The trial “pits big agriculture against big media, and is a first major court challenge against a media company since accusations of ‘fake news’ by U.S. President Donald Trump and his supporters have become part of the American vernacular,” as Reuters’ P.J. Huffstutter and Timothy Mclaughlin write in their lede.

“Last September, ABC begged South Dakota Judge Cheryle Gering to reject claims. In a summary judgment motion, the network's lawyers argued that it was wholly unreasonable to imbue words and phrases with meaning contrary to explicit assurances of safety found in its reports. They told the judge of there never being a case like this permitted to go to a jury,” Eriq Gardner reports for The Hollywood Reporter

“And as for use of the ‘pink slime’ phrase, these attorneys added, ‘BPI has argued that the term … implies that LFTB is unappetizing, “repulsive” or “disgusting.” But those are value judgments, not provably false statements of fact. What is gross or disgusting to one person may be a delicacy to another,’” Gardner writes. 

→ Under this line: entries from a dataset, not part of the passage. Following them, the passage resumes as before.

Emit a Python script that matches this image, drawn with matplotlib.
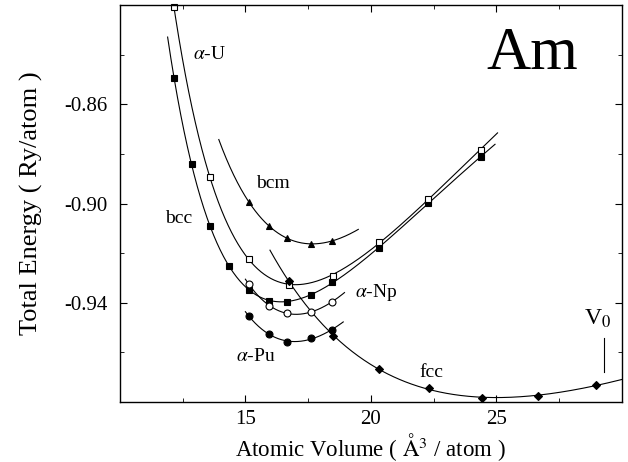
import numpy as np
import matplotlib
matplotlib.use('Agg')
import matplotlib.pyplot as plt
from matplotlib.ticker import MultipleLocator

plt.rcParams['font.family'] = ['Liberation Serif', 'DejaVu Serif']
plt.rcParams['mathtext.fontset'] = 'stix'
plt.rcParams['axes.unicode_minus'] = False

# datos: volumen (A^3/atom) y energia (Ry/atom)
v_bcc = [12.15, 12.87, 13.59, 14.34, 15.14, 15.94, 16.65, 17.61, 18.45, 20.32, 22.27, 24.38]
e_bcc = [-0.8494, -0.8841, -0.9091, -0.9252, -0.9349, -0.9393, -0.9397, -0.9369, -0.9316, -0.9179, -0.8998, -0.8813]

v_aU = [12.15, 13.59, 15.14, 16.73, 18.49, 20.32, 22.27, 24.38]
e_aU = [-0.8208, -0.8893, -0.9224, -0.9329, -0.9292, -0.9155, -0.8982, -0.8784]

v_bcm = [15.14, 15.94, 16.65, 17.61, 18.45]
e_bcm = [-0.8994, -0.9091, -0.9139, -0.9163, -0.9151]

v_aNp = [15.14, 15.94, 16.65, 17.61, 18.45]
e_aNp = [-0.9325, -0.9413, -0.9441, -0.9437, -0.9397]

v_aPu = [15.14, 15.94, 16.65, 17.61, 18.45]
e_aPu = [-0.9454, -0.9526, -0.9558, -0.9542, -0.9510]

v_fcc = [16.73, 18.49, 20.32, 22.31, 24.42, 26.65, 28.96]
e_fcc = [-0.9312, -0.9534, -0.9667, -0.9744, -0.9784, -0.9776, -0.9732]

v0 = 29.28

# rango de cada curva de ajuste
rango = {'bcc': (11.9, 24.95), 'aU': (12.0, 25.05), 'bcm': (13.94, 19.5),
         'aNp': (15.0, 18.95), 'aPu': (15.0, 18.9), 'fcc': (15.98, 30.0)}

series = [
    ('bcc', v_bcc, e_bcc, 's', 'black', 3),
    ('aU', v_aU, e_aU, 's', 'white', 3),
    ('bcm', v_bcm, e_bcm, '^', 'black', 2),
    ('aNp', v_aNp, e_aNp, 'o', 'white', 2),
    ('aPu', v_aPu, e_aPu, 'o', 'black', 2),
    ('fcc', v_fcc, e_fcc, 'D', 'black', 3),
]

fig = plt.figure(figsize=(6.28, 4.62), dpi=100)
ax = fig.add_axes([0.191, 0.130, 0.799, 0.859])

for nombre, v, e, m, fc, grado in series:
    v = np.array(v)
    e = np.array(e)
    # ajuste tipo Birch-Murnaghan: polinomio en V^(-2/3)
    c = np.polyfit(v ** (-2.0 / 3.0), e, grado)
    vv = np.linspace(rango[nombre][0], rango[nombre][1], 300)
    ax.plot(vv, np.polyval(c, vv ** (-2.0 / 3.0)), color='black', lw=0.8, zorder=1)
    ms = 4.2 if m == 'D' else 5
    ax.plot(v, e, m, mfc=fc, mec='black', mew=0.8, ms=ms, zorder=2, clip_on=False)

ax.plot([v0, v0], [-0.9680, -0.9542], color='black', lw=0.8)
ax.text(v0 - 0.25, -0.9508, 'V$_0$', fontsize=17, ha='center', va='bottom')

ax.text(13.55, -0.8400, r'$\alpha$-U', fontsize=14, ha='center', va='center')
ax.text(16.1, -0.8918, 'bcm', fontsize=14, ha='center', va='center')
ax.text(12.35, -0.9060, 'bcc', fontsize=14, ha='center', va='center')
ax.text(20.2, -0.9358, r'$\alpha$-Np', fontsize=14, ha='center', va='center')
ax.text(15.4, -0.9615, r'$\alpha$-Pu', fontsize=14, ha='center', va='center')
ax.text(22.4, -0.9682, 'fcc', fontsize=14, ha='center', va='center')
ax.text(26.45, -0.8398, 'Am', fontsize=44, ha='center', va='center')

ax.set_xlim(10, 30)
ax.set_ylim(-0.98, -0.82)
ax.set_xticks([15, 20, 25])
ax.xaxis.set_minor_locator(MultipleLocator(2.5))
ax.set_yticks([-0.86, -0.90, -0.94])
ax.set_yticklabels(['-0.86', '-0.90', '-0.94'])
ax.yaxis.set_minor_locator(MultipleLocator(0.02))
ax.tick_params(which='both', direction='in', top=True, right=True, labelsize=15)
ax.tick_params(which='major', length=5)
ax.tick_params(which='minor', length=3)
ax.tick_params(axis='x', pad=6)
ax.tick_params(axis='y', pad=9)
for s in ax.spines.values():
    s.set_linewidth(1.0)

ax.set_xlabel('Atomic Volume ( $\\mathrm{\\AA}^3$ / atom )', fontsize=16.5)
ax.xaxis.set_label_coords(0.5, -0.073)
ax.set_ylabel('Total Energy ( Ry/atom )', fontsize=19, labelpad=15)

fig.savefig('out.png', dpi=100)
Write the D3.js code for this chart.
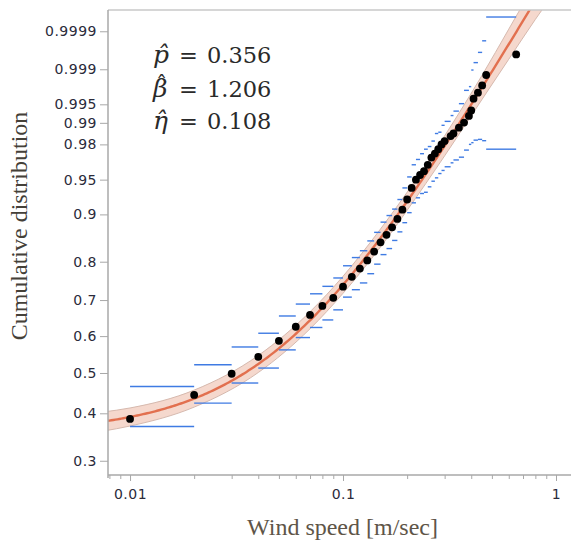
<!DOCTYPE html>
<html><head><meta charset="utf-8">
<script src="https://cdn.jsdelivr.net/npm/d3@7"></script>
<style>body{margin:0;background:#fff}svg{display:block}</style>
</head><body><svg id="c" width="571" height="543"></svg>
<script>
// ---- fitted parameters (shown on chart) ----
const pHat = 0.356, betaHat = 1.206, etaHat = 0.108;

// ---- observed data: wind speed and empirical cumulative distribution ----
const speeds = [0.01,0.02,0.03,0.04,0.05,0.06,0.07,0.08,0.09,0.10,
  0.11,0.12,0.13,0.14,0.15,0.16,0.17,0.18,0.19,0.20,
  0.21,0.22,0.23,0.24,0.25,0.26,0.27,0.28,0.29,0.30,
  0.32,0.33,0.35,0.37,0.39,0.40,0.41,0.43,0.45,0.47,0.65];
const cumProb = [0.387,0.444,0.498,0.543,0.587,0.626,0.659,0.684,0.706,0.736,
  0.762,0.783,0.803,0.824,0.845,0.861,0.876,0.892,0.908,0.924,
  0.940,0.950,0.9551,0.959,0.965,0.971,0.974,0.977,0.980,0.9819,
  0.9845,0.9857,0.9882,0.9901,0.9922,0.99365,0.99603,0.99693,0.99779,0.99866,0.99956];
// confidence bounds of the empirical CDF (step from each speed to the next)
const upperCI = [0.465,0.522,0.570,0.608,0.656,0.689,0.717,0.737,0.759,0.790,
  0.810,0.826,0.848,0.866,0.886,0.898,0.909,0.924,0.940,0.953,
  0.965,0.9695,0.9739,0.977,0.9787,0.9819,0.9857,0.9863,0.9891,0.9905,
  0.9923,0.99348,0.99513,0.99723,0.99766,0.99896,0.99930,0.99961,0.99981,0.999965];
const lowerCI = [0.370,0.424,0.474,0.513,0.562,0.596,0.624,0.645,0.673,0.708,
  0.728,0.746,0.770,0.794,0.817,0.831,0.849,0.867,0.885,0.903,
  0.919,0.9265,0.9326,0.9343,0.9414,0.9482,0.952,0.9566,0.9597,0.9632,
  0.9667,0.9691,0.9713,0.9764,0.980,0.981,0.9824,0.9828,0.9821,0.9770];

// ---- confidence band of the fitted model ----
const bandX     = [0.0075,0.01,0.02,0.04,0.07,0.1,0.15,0.2,0.3,0.45,0.6,0.8,1.0];
const bandLower = [0.3602,0.3712,0.4145,0.5012,0.6203,0.7183,0.8346,0.9070,0.9723,0.99594,0.99942,0.999958,0.9999965];
const bandUpper = [0.4031,0.4125,0.4560,0.5467,0.6676,0.7634,0.8728,0.9343,0.9846,0.99865,0.999914,0.9999985,0.99999999];

// ---- ticks ----
const yTickValues = [0.3,0.4,0.5,0.6,0.7,0.8,0.9,0.95,0.98,0.99,0.995,0.999,0.9999];
const yTickLabels = ["0.3","0.4","0.5","0.6","0.7","0.8","0.9","0.95","0.98","0.99","0.995","0.999","0.9999"];
const xTickValues = [0.01,0.1,1];
const xTickLabels = ["0.01","0.1","1"];
const xMinorTicks = [0.008,0.009,0.02,0.03,0.04,0.05,0.06,0.07,0.08,0.09,0.2,0.3,0.4,0.5,0.6,0.7,0.8,0.9];

const xTitle = "Wind speed [m/sec]";
const yTitle = "Cumulative distribution";

// ---- layout ----
const L = 108, R = 571, T = 10, B = 475;
const svg = d3.select("#c");
svg.append("rect").attr("width",571).attr("height",543).attr("fill","#fff");

const x = d3.scaleLog().domain([0.00788, 1.176]).range([L, R]);
const weib = p => Math.log(-Math.log(1 - p));
const yL = d3.scaleLinear().domain([weib(0.274), weib(0.99998)]).range([B, T]);
const y = p => yL(weib(p));

svg.append("defs").append("clipPath").attr("id","clip")
  .append("rect").attr("x",L).attr("y",T).attr("width",R-L).attr("height",B-T);
const plot = svg.append("g").attr("clip-path","url(#clip)");

// band
const band = bandX.map((v,i)=>({x:v, lo:bandLower[i], hi:bandUpper[i]}));
plot.append("path").datum(band)
  .attr("d", d3.area().x(d=>x(d.x)).y0(d=>y(d.lo)).y1(d=>y(d.hi)).curve(d3.curveMonotoneX))
  .attr("fill","#f5d8cd").attr("stroke","#d6b9ae").attr("stroke-width",1);

// fitted CDF from the displayed parameters
const fitF = v => pHat + (1 - pHat) * (1 - Math.exp(-Math.pow(v / etaHat, betaHat)));
const grid = d3.range(0, 241).map(i => 0.0075 * Math.pow(1.3 / 0.0075, i / 240));
plot.append("path").datum(grid)
  .attr("d", d3.line().x(v=>x(v)).y(v=>y(fitF(v))))
  .attr("fill","none").attr("stroke","#e2704f").attr("stroke-width",2.4);

// CI step segments
const segs = upperCI.map((u,i)=>({x0:speeds[i], x1:speeds[i+1], u:u, l:lowerCI[i]}));
const sg = plot.append("g").attr("stroke","#3f7be3").attr("stroke-width",1.4);
segs.forEach(s=>{
  sg.append("line").attr("x1",x(s.x0)).attr("x2",x(s.x1)).attr("y1",y(s.u)).attr("y2",y(s.u));
  sg.append("line").attr("x1",x(s.x0)).attr("x2",x(s.x1)).attr("y1",y(s.l)).attr("y2",y(s.l));
});

// points
plot.append("g").selectAll("circle").data(speeds).join("circle")
  .attr("cx", v=>x(v)).attr("cy", (v,i)=>y(cumProb[i])).attr("r",3.9).attr("fill","#000");

// ---- axes ----
const axColor = "#a8a8a8", lblColor = "#2b2b3b";
const yAxis = svg.append("g").attr("transform",`translate(${L},0)`)
  .call(d3.axisLeft(yL).tickValues(yTickValues.map(weib)).tickFormat((d,i)=>yTickLabels[i]).tickSize(8).tickPadding(3));
const xMinor = svg.append("g").attr("transform",`translate(0,${B})`)
  .call(d3.axisBottom(x).tickValues(xMinorTicks).tickFormat("").tickSize(4));
const xAxis = svg.append("g").attr("transform",`translate(0,${B})`)
  .call(d3.axisBottom(x).tickValues(xTickValues).tickFormat((d,i)=>xTickLabels[i]).tickSize(6).tickPadding(8));
[yAxis,xMinor,xAxis].forEach(g=>{
  g.select(".domain").remove();
  g.selectAll(".tick line").attr("stroke",axColor).attr("stroke-width",1);
  g.selectAll("text").attr("fill",lblColor).style("font-family","'DejaVu Sans', Verdana, sans-serif")
    .style("font-size","14px").style("letter-spacing","0.5px");
});

// frame
svg.append("line").attr("x1",L).attr("x2",R).attr("y1",T).attr("y2",T).attr("stroke","#c8c8c8").attr("stroke-width",1.5);
svg.append("line").attr("x1",L).attr("x2",R).attr("y1",B).attr("y2",B).attr("stroke",axColor).attr("stroke-width",1.5);
svg.append("line").attr("x1",L).attr("x2",L).attr("y1",T).attr("y2",B+3).attr("stroke",axColor).attr("stroke-width",1.5);

// titles
svg.append("text").attr("x",342.5).attr("y",535).attr("text-anchor","middle")
  .style("font-family","'Liberation Serif','Times New Roman',serif").style("font-size","24px")
  .attr("fill","#5e5548").text(xTitle);
svg.append("text").attr("transform","translate(27,226) rotate(-90)").attr("text-anchor","middle")
  .style("font-family","'Liberation Serif','Times New Roman',serif").style("font-size","24px")
  .attr("fill","#444038").text(yTitle);

// ---- parameter annotation ----
// p and eta: letter + combining circumflex; beta: hat raised above the ascender
const annot = [
  {sym:"p\u0302", val:pHat.toFixed(3), y:63, raisedHat:false},
  {sym:"\u03B2", val:betaHat.toFixed(3), y:96.5, raisedHat:true},
  {sym:"\u03B7\u0302", val:etaHat.toFixed(3), y:128.5, raisedHat:false}
];
const ag = svg.append("g").attr("fill","#2a2a2a")
  .style("font-family","'DejaVu Serif','Liberation Serif',serif").style("font-size","22.5px");
annot.forEach(a=>{
  const t = ag.append("text").attr("x",153).attr("y",a.y);
  t.append("tspan").style("font-style","italic").style("font-size","25px").text(a.sym);
  if (a.raisedHat) t.append("tspan").attr("x",156).attr("dy",-5).text("\u02C6");
  t.append("tspan").attr("x",179).attr("y",a.y).text("=");
  t.append("tspan").attr("x",207).attr("y",a.y).text(a.val);
});
</script></body></html>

In a commentary for Forbes pointing out that there is no national libel law, Brutzkus Gubner attorney Joseph Rothberg writes: “As the Supreme Court explained in the landmark Getz v. Robert Welch, Inc. case: ‘The rights of free speech and of a free press were protected by the Framers in verbiage whose prescription seems clear. I have stated before my view that the First Amendment would bar Congress from passing any libel law….’”

But the jury of 11 women and 5 men “in the heart of Trump country,” as the Hollywood Reporter’s hed puts it, are riding a “cultural zeitgeist now in full-throated distrust of various news outlets,” points out Rothberg, and “it seems that BPI’s timing in this case could not be more perfect.”